Oh, and thanks for reading this slop. <3
mt

 

EDIT FOR AFTERTHOUGHT: The point of this blog post wasn’t so I could garner pity or be commended. First, it was an emotional response to so many feelings. I felt empowered, like I had overcome some shit and can now speak about it and not be afraid.

Too, I think I’m feeling a little sad about how mean kids could be and how much it has affected my being. So permanent, really. It’s hard for me to even believe kids could be that cruel… and I hadn’t thought about it for a while, so it sort of hit me like a punch in the mouth. I’m glad that I still believe in people and didn’t turn out all bitter and spiteful. And that’s just luck, in my opinion.

Lastly, I think the bigger message is to teach kids to be kind. Not just teach, but SHOW THEM. I don’t mean you have to shelter them and allow them to be ignorant, but what about empathy? I didn’t mention it above (because I didn’t want to get even more cliche and melodramatic), but I’m glad for all that garbage. It helped me to becoming understanding, considerate and sensitive to people and how I make them feel. I have a lot of very real flaws, but I know for a fact that my heart is full. I’m glad of it. Despite. (:

Beeeeeeeeeeeeeeep!

“Nuggets,” I like to call them. Those simple, unabashed moments of clarity when someone says something to you and it finally pokes through at the right moment. We’re not all always ready to accept things, you know? We have to be at a certain “point,” people say. Pencil-ended as I was on Friday, my dear friend said something that felt monumental to me. And even that sounds dramatic.

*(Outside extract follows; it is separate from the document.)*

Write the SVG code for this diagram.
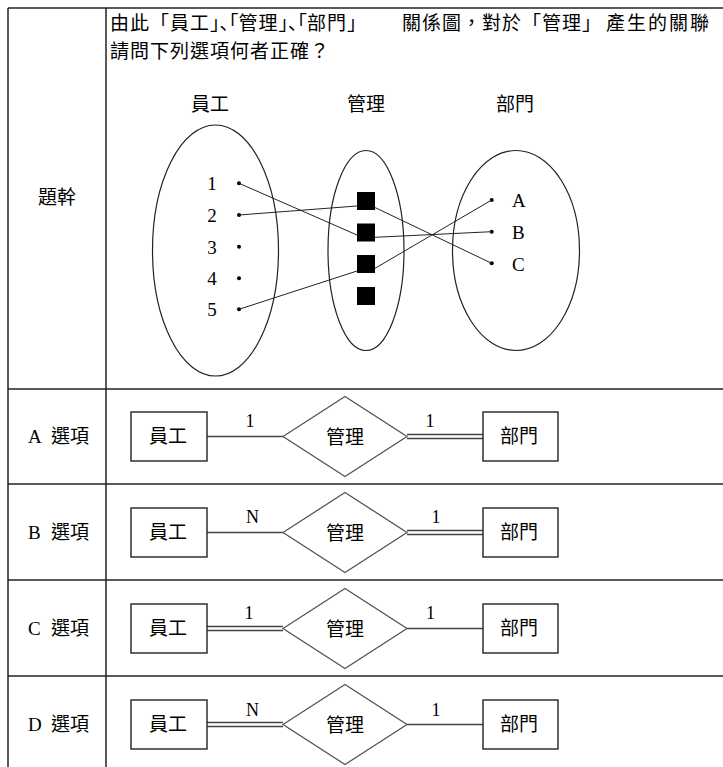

Let me also relay to you that “nuggets” don’t necessarily denote anything spectacular. We’re not talking just epiphanies here. For instance, there was a moment I realized that the scary test of the Emergency Broadcast System wouldn’t, in fact, be beeping if there were an emergency. I used to sit in anticipation— face to the TV screen, wringing my little pink hands and listening to the long drone of that too-loud alarm. Clearly, I was waiting for them to instruct us on the emergency I’d need to hide under my bed from. Then there are the many billboards and signs that I see daily but never stop to comprehend fully. For the record, Steak ‘n Shake has nothing to do with any type of new-rock dance crazy from the 50’s… they’re talking MILKshakes, not BOOTYshakes. Perhaps it’s just the strange phenomenon of hearing something so often that you never even stop to consider what it actually means. Or my IQ is just slightly high enough to enable me shoe-tying and teeth-brushing capabilities. Ha.

Anyhow, this friend of mine—so wise in the world with such brightness, like the contagious kind—she says to me… “Life is too short to spend it with people that make you feel bad.” And something finally sounded to the right parts of me.

Short, sweet and something to digest this snowy Sunday. I hope, at least, a few of you out there are at the “point” where you can gobble this up. Do yourself a favor in 2012… be near the people that make you feel great about you. Chances are, you’re an awesome person and you spend way too much time comparing/envying/letting other people dictate your self-worth. And this is no damn revolution. We KNOW we shouldn’t. But we do it anyway. So just don’t.